Why do we persist in this ridiculous idea that existing on as little sleep as possible means you're somehow tougher or more resilient?
It's not as if we have overwhelming anecdotal evidence from people who subsist on too little sleep who say it is amazing. After all, who has ever said: "I only slept for four hours, I feel fantastic"?
Although I initially got defensive when that nickname started to surface, what I realised is: Grandma is having the last laugh, people.
The definition of dysfunction is doing something over and over again that doesn't work for you, and being tired just doesn't work for me. And honestly, is it actually working for you?
I realised I was fed up with clinging to my sofa like a raft on the weekend, wishing I had the energy to do all of the things I wanted. And I was definitely fed up with feeling like I was on the brink of work overwhelming me all the time.
In fact, it's not a coincidence that since practicing good sleep, I've had some of the biggest successes of my career to date, I have plenty of energy to go to the gym which means I have a body I actually like, and I've got time to do one of the things that gives me most happiness - creative writing.
In short, I'm not living my life on autopilot, which is what happens when you're too tired to make decisions beyond eat, sleep, repeat.
And sleep is a practice.
We expect it to occur as naturally as breathing, but considering how overloaded our days are with information and technology, the journey to sleep needs to be a ritual and definitely needs to take priority (at times) over social engagements.
It doesn't even need to be that complicated.

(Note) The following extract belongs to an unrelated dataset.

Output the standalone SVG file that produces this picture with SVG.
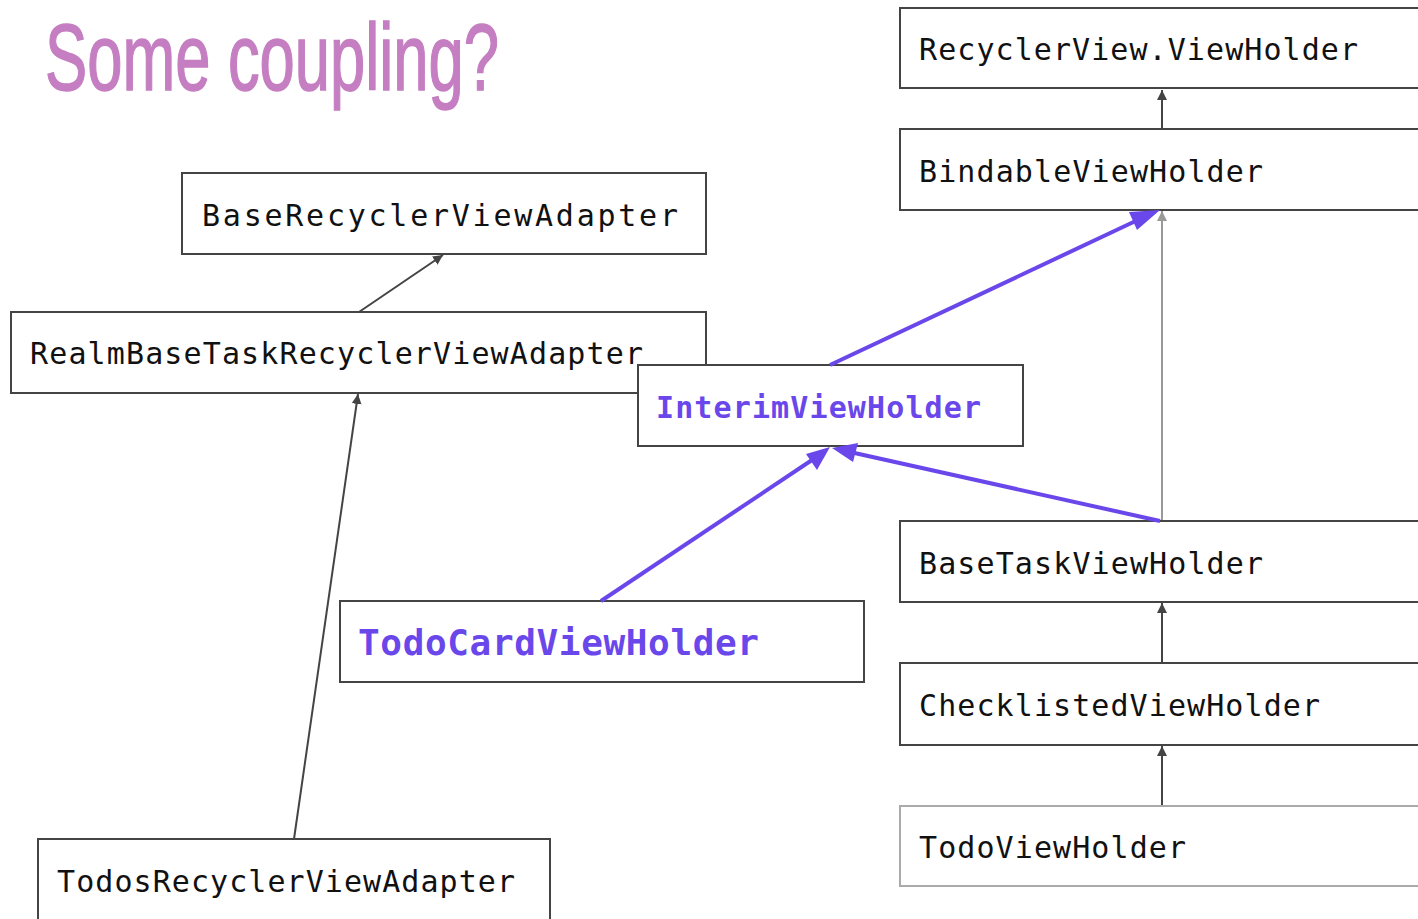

My advice is to invest in a good bed, actually set yourself a bedtime, stop using your tech about an hour before, read a book or a magazine and try to get a minimum of 7 - 8 hours.
Whenever I forget this, and I think I know better, it takes one bad night of sleep to remind me how much of an effect it has on my day-to-day.
Am I a grandma because I won't stay out with you until 3am and will screen you if you call me after 9pm? Absolutely.
But that's the great thing about being well rested - you've got bigger and better things to be getting on with than caring about what the sleep-deprived herd has to say about it.